Wenn ich die Bilder flüchtender Menschen sehe, muss ich an meine Omi denken. Auch sie war auf der Flucht, 1945, zum Ende des Zweiten Weltkriegs. Die Familie lebte in Ostpreußen. Opa war im Krieg, ich weiß gar nicht, wo. Und Omi mit ihren damals noch drei Kindern mehr oder weniger auf sich gestellt, auch dann, als die Front von Osten herankam und in der alten Heimat kein Bleiben mehr möglich war.
Schon oft habe ich versucht mir vorzustellen, wie das für sie gewesen sein mag; mit was für Gefühlen sie notdürftig Sachen für sich und die Kinder zusammengepackt und die Wohnung verlassen hat; ob sie mit Nachbarn oder Freunden oder Verwandten den Weg Richtung Westen angetreten ist; ob sie sich in einen der langen Trecks eingereiht haben; wie verzweifelt sie vielleicht war, als sie keinen Platz auf der Wilhelm Gustloff ergattern konnten – was für ein Glück im Nachhinein.
Ich weiß nicht, ob sie zu Fuß unterwegs waren oder einen Wagen hatten, wo sie übernachtet haben, ob es Zwischenstationen gab. Ich weiß nicht, welche Ängste meine Omi ausgestanden hat und was sie erdulden musste. Sie hat mir nie wirklich etwas darüber erzählt. Ich weiß eigentlich nur, dass sie irgendwann in Schleswig-Holstein angekommen sind und auf Amrum einquartiert wurden. Und dass sie dort nicht willkommen waren. Auf Amrum ist dann meine Mutter geboren worden. Nicht lange danach ist die Familie weitergezogen nach Süddeutschland.
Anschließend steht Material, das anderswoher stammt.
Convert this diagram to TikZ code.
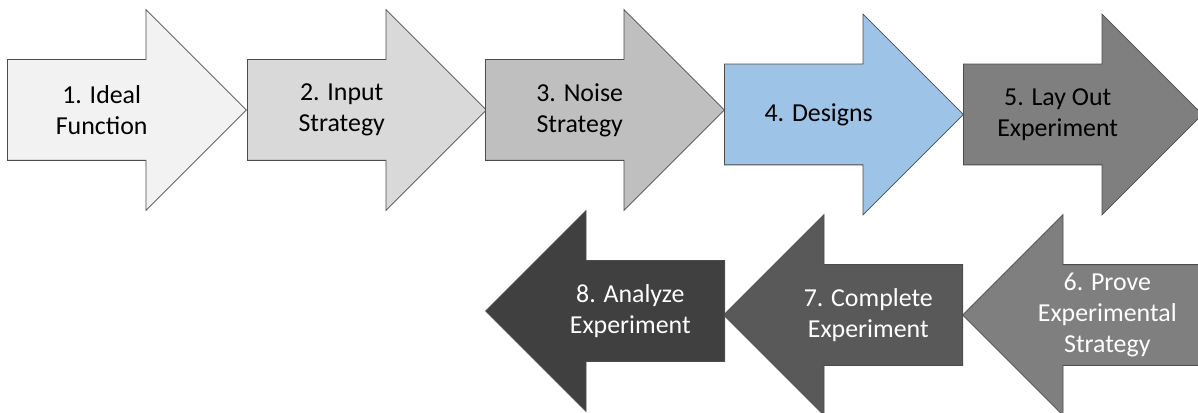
\documentclass[tikz,border=0pt]{standalone}
\usepackage{fontspec}
\setmainfont{Carlito}
\usetikzlibrary{shapes.arrows}

% step fills, light to dark
\definecolor{stepone}{HTML}{F2F2F2}
\definecolor{steptwo}{HTML}{D9D9D9}
\definecolor{stepthree}{HTML}{BFBFBF}
\definecolor{stepfour}{HTML}{9DC3E6}
\definecolor{stepfive}{HTML}{7F7F7F}
\definecolor{stepsix}{HTML}{7F7F7F}
\definecolor{stepseven}{HTML}{595959}
\definecolor{stepeight}{HTML}{404040}

\begin{document}
\begin{tikzpicture}[x=0.75pt,y=-0.75pt,
  flow/.style={single arrow,draw=black!70,line width=0.6pt,anchor=tail,
    inner xsep=0pt,inner ysep=37.5pt,minimum height=179.25pt,
    single arrow head extend=37.5pt,single arrow head indent=0pt},
  backflow/.style={flow,shape border rotate=180},
  steptext/.style={align=center,inner sep=0pt,font=\fontsize{19.4}{23}\selectfont}]
\useasboundingbox (0,0) rectangle (1198,413);

% top row, left to right (placed by their tails)
\node[flow,fill=stepone] (s1) at (7,110) {};
\node[flow,fill=steptwo] (s2) at (247,110) {};
\node[flow,fill=stepthree] (s3) at (485,110) {};
\node[flow,fill=stepfour] (s4) at (724,114.5) {};
\node[flow,fill=stepfive] (s5) at (963,114.5) {};
\node[steptext] (t1) at (s1.center) {1. Ideal\\Function};
\node[steptext] (t2) at (s2.center) {2. Input\\Strategy};
\node[steptext] (t3) at (s3.center) {3. Noise\\Strategy};
\node[steptext] (t4) at (s4.center) {4. Designs};
\node[steptext] (t5) at (s5.center) {5. Lay Out\\Experiment};

% bottom row, right to left
\node[backflow,fill=stepsix] (s6) at (1202,315) {};
\node[backflow,fill=stepseven] (s7) at (963,315) {};
\node[backflow,fill=stepeight] (s8) at (725,311) {};
\node[steptext,white] (t6) at (s6.center) {6. Prove\\Experimental\\Strategy};
\node[steptext,white] (t7) at (s7.center) {7. Complete\\Experiment};
\node[steptext,white] (t8) at (s8.center) {8. Analyze\\Experiment};
\end{tikzpicture}
\end{document}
Omi und Opa haben, glaube ich, zeitlebens davon geträumt, wieder nach Ostpreußen zurückzukehren. Und haben sich doch schon bald in den neuen Verhältnissen und der neuen Heimat eingerichtet. Man kann nicht dauerhaft auf gepackten Koffern sitzen. Geblieben sind viele Bücher über Ostpreußen, die dann später bei uns im Regal gestanden haben.
Jetzt flüchten wieder einmal Menschen, diesmal aus der Ukraine. Was in ihnen vorgeht, kann ich nur erahnen. Wenn alles unsicher wird und ins Wanken gerät, brauchen wir Halt. Viele Menschen berichten von früher, dass sie solchen Halt in Gott gefunden haben. Alles mussten sie verlassen – aber Gott ging mit. An ihm konnten sie sich festhalten und aufrichten, er hat ihnen die Sicherheit und Geborgenheit gegeben, die Krieg, Vertreibung und Flucht ihnen genommen hatten.
Ich hoffe, dass auch den heutigen Flüchtenden Gott eine feste Burg sein kann. Und dass es uns gelingt, ihnen ein Stück Heimat zu geben; ob vorübergehend oder auf Dauer, werden wir sehen.